Between the thank-you cards and the name-change paperwork, updating who’s listed as a beneficiary on old accounts is easy to push to “later” — and later has a way of turning into years.
In short
Retirement accounts, life insurance policies, and payable-on-death or transfer-on-death bank and brokerage accounts are all handled by beneficiary designation forms on file with the account provider, not by a will. That means a newly married person’s will can name a spouse as an heir in general terms, while an outdated beneficiary form on a specific account can still direct that account to an ex-partner, a parent, or a sibling listed years earlier. Each account type has to be checked and updated separately.
Why a will doesn’t cover these accounts
A will governs the distribution of a broader estate, but accounts with a named beneficiary generally pass directly to whoever is listed on that form, regardless of what a will says. This is sometimes called a “will substitute” arrangement, and it’s a common source of confusion for newly married couples who assume that updating one document handles everything. It doesn’t — the beneficiary form and the will operate independently.
Accounts worth reviewing
- Retirement accounts. Workplace plans and individual retirement accounts each keep their own beneficiary designation, including an old account left behind at a previous employer, which is often the one most likely to be forgotten.

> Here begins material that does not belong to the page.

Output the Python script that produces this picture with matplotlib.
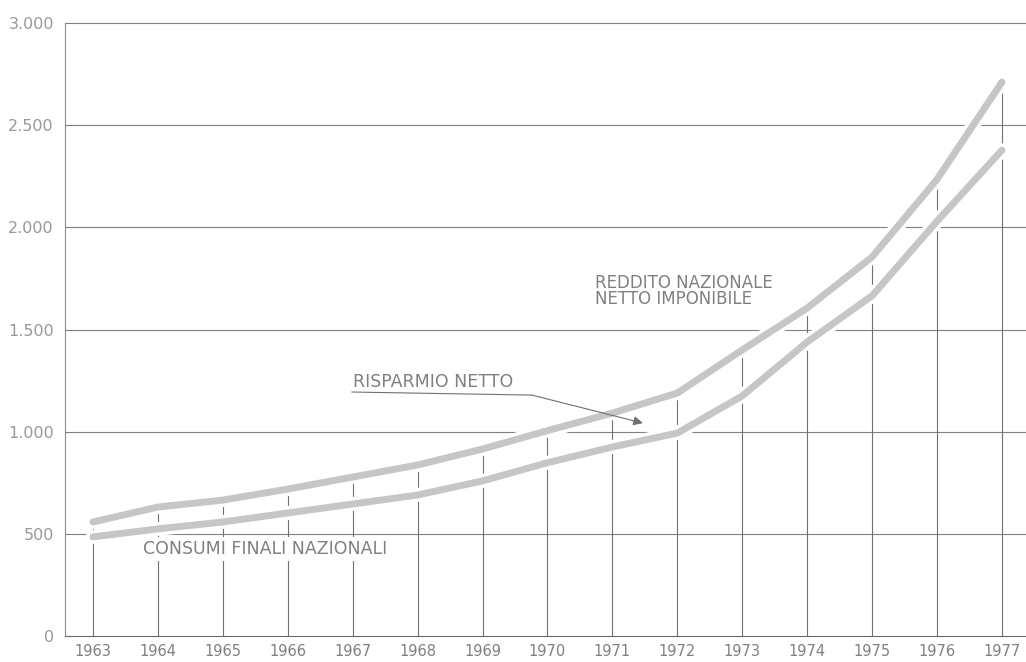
import matplotlib.pyplot as plt
import matplotlib.patheffects as pe

# data (billions of lire)
years = list(range(1963, 1978))
reddito = [558, 631, 665, 719, 778, 837, 915, 1005, 1091, 1189, 1400, 1605, 1855, 2235, 2711]
consumi = [485, 524, 558, 602, 646, 690, 759, 848, 925, 993, 1175, 1439, 1665, 2030, 2378]
yticks = [0, 500, 1000, 1500, 2000, 2500, 3000]
ylabels = ["0", "500", "1.000", "1.500", "2.000", "2.500", "3.000"]

fig = plt.figure(figsize=(10.26, 6.62), dpi=100)
ax = fig.add_axes([65 / 1026, 1 - 636 / 662, 1 - 65 / 1026, (636 - 23) / 662])
ax.set_xlim(1962.57, 1977.37)
ax.set_ylim(0, 3000)

# horizontal grid
for v in yticks[1:]:
    ax.axhline(v, color="#808080", lw=0.8, zorder=1, clip_on=False)

# vertical lines up to the upper curve
ax.vlines(years, 0, reddito, color="#707070", lw=0.8, zorder=1)

halo = [pe.Stroke(linewidth=10, foreground="white"), pe.Normal()]
ax.plot(years, reddito, color="#c6c6c6", lw=5, solid_capstyle="round",
        zorder=3, path_effects=halo)
ax.plot(years, consumi, color="#c6c6c6", lw=5, solid_capstyle="round",
        zorder=3, path_effects=halo)

txt = "#808080"
ax.text(1963.77, 426, "CONSUMI FINALI NAZIONALI", color=txt, fontsize=12.5,
        va="center", ha="left", zorder=4,
        bbox=dict(facecolor="white", edgecolor="none", pad=2))
ax.text(1967.0, 1243, "RISPARMIO NETTO", color=txt, fontsize=12.5,
        va="center", ha="left", zorder=4)
ax.text(1970.73, 1688, "REDDITO NAZIONALE\nNETTO IMPONIBILE", color=txt,
        fontsize=12, va="center", ha="left", linespacing=0.9, zorder=4)

# arrow for risparmio netto
ax.plot([1966.99, 1969.76], [1194, 1179], color="#707070", lw=0.8, zorder=4)
ax.annotate("", xy=(1971.47, 1042), xytext=(1969.76, 1179), zorder=4,
            arrowprops=dict(arrowstyle="-|>", color="#707070", lw=0.8,
                            mutation_scale=14, shrinkA=0, shrinkB=0))

ax.set_xticks(years)
ax.set_xticklabels([str(y) for y in years], color=txt, fontsize=10.5)
ax.set_yticks(yticks)
ax.set_yticklabels(ylabels, color="#999999", fontsize=11.5)
ax.tick_params(length=0, pad=6)
ax.tick_params(axis="y", pad=8)

for s in ["top", "right"]:
    ax.spines[s].set_visible(False)
ax.spines["left"].set_color("#8a8a8a")
ax.spines["left"].set_linewidth(0.8)
ax.spines["bottom"].set_color("#6a6a6a")
ax.spines["bottom"].set_linewidth(0.8)

plt.savefig("out.png", dpi=100)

- Life insurance policies. A policy’s payout goes to whoever is named on the policy itself, which matters in particular for a policy purchased specifically to protect a spouse’s income or household contribution.
- Payable-on-death and transfer-on-death accounts. Many banks and brokerages let an account holder name a beneficiary directly on the account, bypassing probate entirely for that asset.
- Health savings accounts. These often have a distinct beneficiary field, separate from any retirement account beneficiary at the same institution.
What tends to get missed
The accounts opened earliest in someone’s working life — a first job’s retirement plan, a policy taken out by a parent, an account opened in college — are the ones most likely to still list an outdated beneficiary, simply because they’re touched the least often. A newly married person may also assume that once a spouse is added to a retirement plan carried forward from a job change, every other account followed automatically. It didn’t; each provider requires its own update, usually through a simple online form or a request to the plan administrator.
A practical review approach
Making a short list of every account that has ever asked “who should receive this if something happens to you” is a reasonable starting point, since that phrasing is the tell for a beneficiary-designated asset. Contacting each provider directly — rather than assuming a customer service update or a general estate planning conversation covers it — is generally the only way to confirm the change actually took effect. Couples planning a wedding sometimes address logistics like this at the same time they work through how to raise other planning conversations, such as a prenuptial agreement, since both fall into the broader category of paperwork that benefits from being handled deliberately rather than left to assumption.
Where this leaves you
Marriage changes a lot of paperwork, but it doesn’t automatically update any of it. Beneficiary forms sit outside a will, get set once and rarely revisited, and can quietly direct meaningful assets to someone from a previous chapter of life. A short review across retirement accounts, insurance policies, and bank accounts closes that gap directly, rather than relying on a will to do work it was never designed to do.